Clause 145 identifies the categories of person an application for an enforcement order could be made against, and the types of infringements that they must have committed. An enforcer, as designated by clauses 143 or 144, would be able to apply to the court for an enforcement order or an interim enforcement order if the enforcer considers that they have engaged in, are engaging in or are likely to engage in a commercial practice that constitutes a relevant infringement, or if they are an accessory to such a practice.
We welcome the clause, but I would welcome further clarification on a few issues. First, the legislation states that
“an enforcer may make an application in respect of a relevant infringement”.
Did the Government consider changing “may” to “must”, or are they confident that enforcers will always apply for enforcement in cases where they have identified an infringement? I would welcome hearing the reasoning behind the choice made. Secondly, subsection (4) limits the power to apply for the imposition of a monetary penalty to public designated enforcers. Would the Minister clarify why that power has been withheld from private designated enforcers?
Let me try to cover some of those questions. On microbusinesses and small business, this is effectively a standard definition that, yes, does exclude microbusinesses, because it replicates provisions in the Enterprise Act. The obvious question then is, “How do microbusinesses and small businesses get any redress in these examples?” but business protection regulations would cover that, and they are not within the scope of this change. However, any of the changes that the hon. Lady requested would largely come under the affirmative procedure.[This section has been corrected on
The hon. Lady also asked whether the Government had consulted widely on these enactments. Although we consulted widely on the Bill when I was a Minister in the Department for Business, Energy and Industrial Strategy, these provisions just restate existing law, so we just wrote that into the Bill, instead of spreading the provisions across statutory instruments. It would therefore not necessarily have been particularly informative to have consulted on them.
The hon.

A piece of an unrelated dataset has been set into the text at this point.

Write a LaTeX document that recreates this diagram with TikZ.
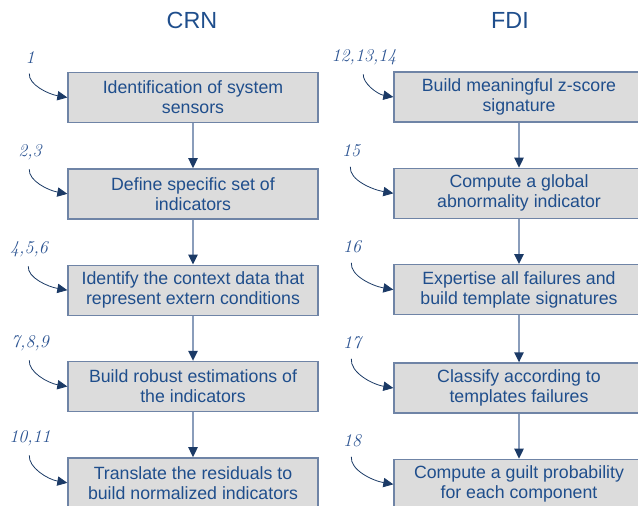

Lady asked about private designated enforcers and how an enforcer might be added to the list. The Secretary of State can by regulations add applicants as private designated enforcers that are able to use the court-based enforcement regime. Again, those regulations would be subject to the affirmative procedure, to ensure appropriate parliamentary scrutiny. Any organisation applying for that status would need to provide evidence to the Secretary of State that it meets the designation criteria in clause 144(1), which would likely include evidence as to its legal status and constitution, a list of directors, examples of where it has protected the collective interests of consumers, and so on.

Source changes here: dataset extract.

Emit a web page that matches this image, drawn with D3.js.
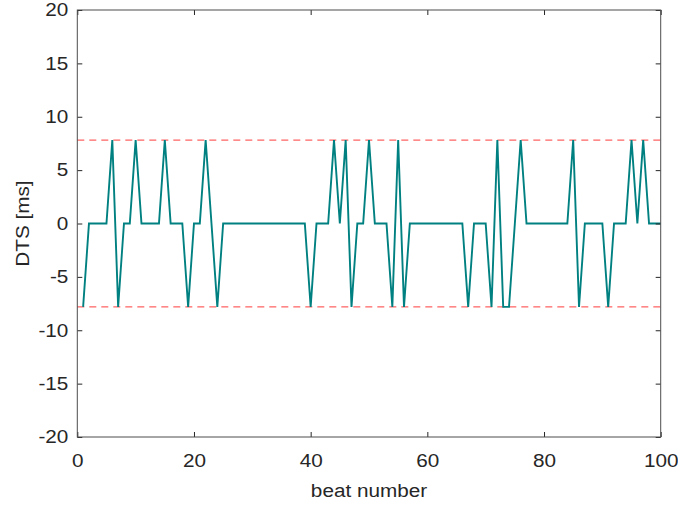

The Secretary of State will in due course set out more detailed guidance on the evidence and information that applicant organisations should provide when seeking designation. The Government clearly want to guarantee that those designated are able to protect the collective interests of consumers but are prevented from using that privileged position to seek any commercial gain or competitive advantage. They therefore intend that any private designated enforcer that fails to meet the criteria would have its designation altered or withdrawn by the Secretary of State.